As to whether this is a US government stratagem, or just an initiative by the growing number of China hawks in the US military/security establishment, I guess time will tell. But both PRC and US hawks are stepping up their game in response to the perceived drift of the distracted Obama administration.
On the occasion of a close fly by by a Chinese fighter against a US surveillance plane (perhaps engaged in run of the mill surveillance flight but perhaps encroaching on a PLA military exercise), the Washington Times’ Bill Gertz presented a hawks-eye view of USN China policy:
The U.S.-China close encounter also is a setback for Adm. Samuel Locklear, commander of the U.S. Pacific Command, who has been leading Obama administration efforts to develop closer relations with the Chinese military.

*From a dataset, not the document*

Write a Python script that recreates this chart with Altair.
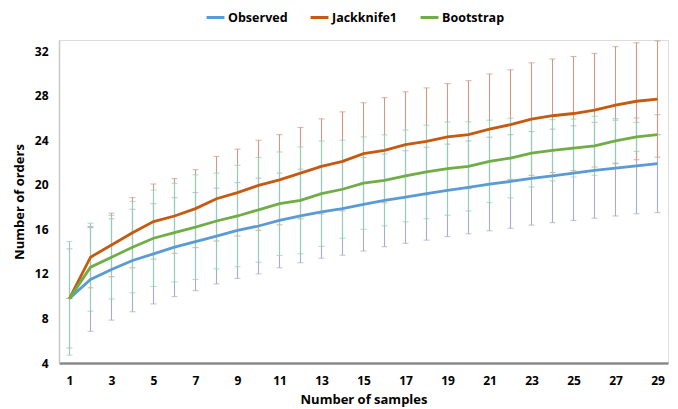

Locklear has sought to play down the growing military threat from China as part of efforts to develop closer cooperation with the Chinese military.
The commander’s dovish policies are being opposed by some in the Pentagon and Air Force who are concerned that the conciliatory approach will appease the Chinese at a time when Beijing has made aggressive territorial claims in the East China Sea and South China Seas.
The hawk recipe is fighter plane escorts for surveillance aircraft, a recapitulation of the “paramilitarization” of disputes with China (by interposing US military assets between PRC ships and Vietnamese and Philippine vessels) that was proposed by Carlyle Thayer in the South China Sea, a remedy that I think we’ll be seeing more and more.
In any case, elements within the US government/think tank universe have developed 1) the legal justification (the Pedrozo analysis) 2) the doctrinal imperative (what I call the Whitehouse Doctrine) and 3) the operational tactics (“paramilitarization”) to confront the PRC as an EEZ outlaw in the South China Sea.
How and when this strategy is implemented is now a matter of speculation only. But, as PRC strength waxes and the US government sees its window of opportunity for effective rollback inexorably closing in the South China Sea, I think something will happen sooner rather than later.